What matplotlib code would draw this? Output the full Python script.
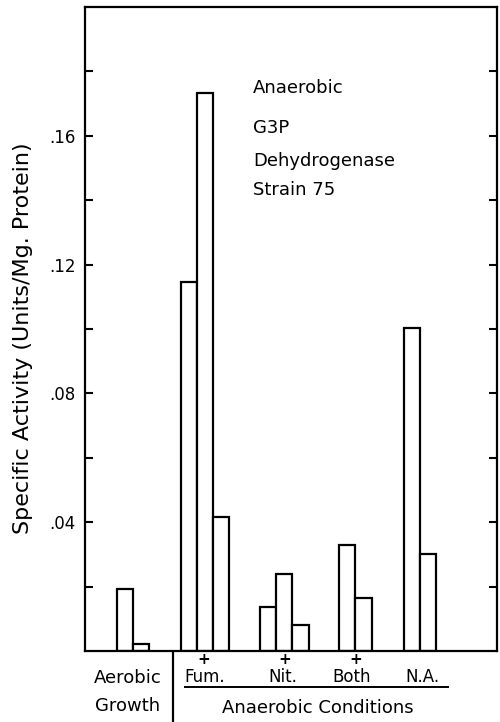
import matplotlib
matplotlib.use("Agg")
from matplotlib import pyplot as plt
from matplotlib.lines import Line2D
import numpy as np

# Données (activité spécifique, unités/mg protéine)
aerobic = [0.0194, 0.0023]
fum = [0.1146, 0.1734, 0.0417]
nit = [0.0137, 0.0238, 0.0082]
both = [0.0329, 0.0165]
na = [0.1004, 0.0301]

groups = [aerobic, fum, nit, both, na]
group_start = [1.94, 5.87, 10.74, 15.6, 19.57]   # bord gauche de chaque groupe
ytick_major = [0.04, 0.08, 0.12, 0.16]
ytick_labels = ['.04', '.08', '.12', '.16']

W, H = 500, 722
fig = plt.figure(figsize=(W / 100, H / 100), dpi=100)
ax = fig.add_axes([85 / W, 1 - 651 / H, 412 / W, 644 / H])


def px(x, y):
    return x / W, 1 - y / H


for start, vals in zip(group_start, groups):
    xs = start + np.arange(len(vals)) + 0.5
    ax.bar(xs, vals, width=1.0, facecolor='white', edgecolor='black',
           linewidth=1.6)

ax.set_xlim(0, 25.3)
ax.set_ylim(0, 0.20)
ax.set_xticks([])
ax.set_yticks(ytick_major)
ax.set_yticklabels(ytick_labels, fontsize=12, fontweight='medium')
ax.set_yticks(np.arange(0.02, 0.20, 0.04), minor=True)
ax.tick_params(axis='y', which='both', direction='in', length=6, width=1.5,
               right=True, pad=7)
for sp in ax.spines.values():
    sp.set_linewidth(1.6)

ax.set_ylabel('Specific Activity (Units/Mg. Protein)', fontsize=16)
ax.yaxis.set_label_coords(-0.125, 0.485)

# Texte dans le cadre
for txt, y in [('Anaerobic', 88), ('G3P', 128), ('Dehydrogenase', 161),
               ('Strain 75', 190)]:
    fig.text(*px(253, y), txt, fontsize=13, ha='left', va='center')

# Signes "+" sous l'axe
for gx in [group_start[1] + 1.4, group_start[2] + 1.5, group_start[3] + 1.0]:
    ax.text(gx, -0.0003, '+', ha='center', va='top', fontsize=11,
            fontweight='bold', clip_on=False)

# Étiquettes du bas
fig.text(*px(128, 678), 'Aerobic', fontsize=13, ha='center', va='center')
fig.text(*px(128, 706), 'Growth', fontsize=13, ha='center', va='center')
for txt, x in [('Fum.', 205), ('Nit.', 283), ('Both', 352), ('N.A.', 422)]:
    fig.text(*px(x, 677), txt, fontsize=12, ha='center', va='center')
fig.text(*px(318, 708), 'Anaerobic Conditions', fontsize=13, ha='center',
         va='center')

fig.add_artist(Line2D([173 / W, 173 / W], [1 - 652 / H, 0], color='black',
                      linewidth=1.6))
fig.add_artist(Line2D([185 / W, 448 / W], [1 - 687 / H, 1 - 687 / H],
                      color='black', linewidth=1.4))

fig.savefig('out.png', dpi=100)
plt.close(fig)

* [Exercise details]
From the data above, write out everything exactly except the pictures.

* [Solution below]
What matplotlib code would draw this? Output the full Python script.
import matplotlib
matplotlib.use("Agg")
from matplotlib import pyplot as plt
from matplotlib.lines import Line2D
import numpy as np

# Données (activité spécifique, unités/mg protéine)
aerobic = [0.0194, 0.0023]
fum = [0.1146, 0.1734, 0.0417]
nit = [0.0137, 0.0238, 0.0082]
both = [0.0329, 0.0165]
na = [0.1004, 0.0301]

groups = [aerobic, fum, nit, both, na]
group_start = [1.94, 5.87, 10.74, 15.6, 19.57]   # bord gauche de chaque groupe
ytick_major = [0.04, 0.08, 0.12, 0.16]
ytick_labels = ['.04', '.08', '.12', '.16']

W, H = 500, 722
fig = plt.figure(figsize=(W / 100, H / 100), dpi=100)
ax = fig.add_axes([85 / W, 1 - 651 / H, 412 / W, 644 / H])


def px(x, y):
    return x / W, 1 - y / H


for start, vals in zip(group_start, groups):
    xs = start + np.arange(len(vals)) + 0.5
    ax.bar(xs, vals, width=1.0, facecolor='white', edgecolor='black',
           linewidth=1.6)

ax.set_xlim(0, 25.3)
ax.set_ylim(0, 0.20)
ax.set_xticks([])
ax.set_yticks(ytick_major)
ax.set_yticklabels(ytick_labels, fontsize=12, fontweight='medium')
ax.set_yticks(np.arange(0.02, 0.20, 0.04), minor=True)
ax.tick_params(axis='y', which='both', direction='in', length=6, width=1.5,
               right=True, pad=7)
for sp in ax.spines.values():
    sp.set_linewidth(1.6)

ax.set_ylabel('Specific Activity (Units/Mg. Protein)', fontsize=16)
ax.yaxis.set_label_coords(-0.125, 0.485)

# Texte dans le cadre
for txt, y in [('Anaerobic', 88), ('G3P', 128), ('Dehydrogenase', 161),
               ('Strain 75', 190)]:
    fig.text(*px(253, y), txt, fontsize=13, ha='left', va='center')

# Signes "+" sous l'axe
for gx in [group_start[1] + 1.4, group_start[2] + 1.5, group_start[3] + 1.0]:
    ax.text(gx, -0.0003, '+', ha='center', va='top', fontsize=11,
            fontweight='bold', clip_on=False)

# Étiquettes du bas
fig.text(*px(128, 678), 'Aerobic', fontsize=13, ha='center', va='center')
fig.text(*px(128, 706), 'Growth', fontsize=13, ha='center', va='center')
for txt, x in [('Fum.', 205), ('Nit.', 283), ('Both', 352), ('N.A.', 422)]:
    fig.text(*px(x, 677), txt, fontsize=12, ha='center', va='center')
fig.text(*px(318, 708), 'Anaerobic Conditions', fontsize=13, ha='center',
         va='center')

fig.add_artist(Line2D([173 / W, 173 / W], [1 - 652 / H, 0], color='black',
                      linewidth=1.6))
fig.add_artist(Line2D([185 / W, 448 / W], [1 - 687 / H, 1 - 687 / H],
                      color='black', linewidth=1.4))

fig.savefig('out.png', dpi=100)
plt.close(fig)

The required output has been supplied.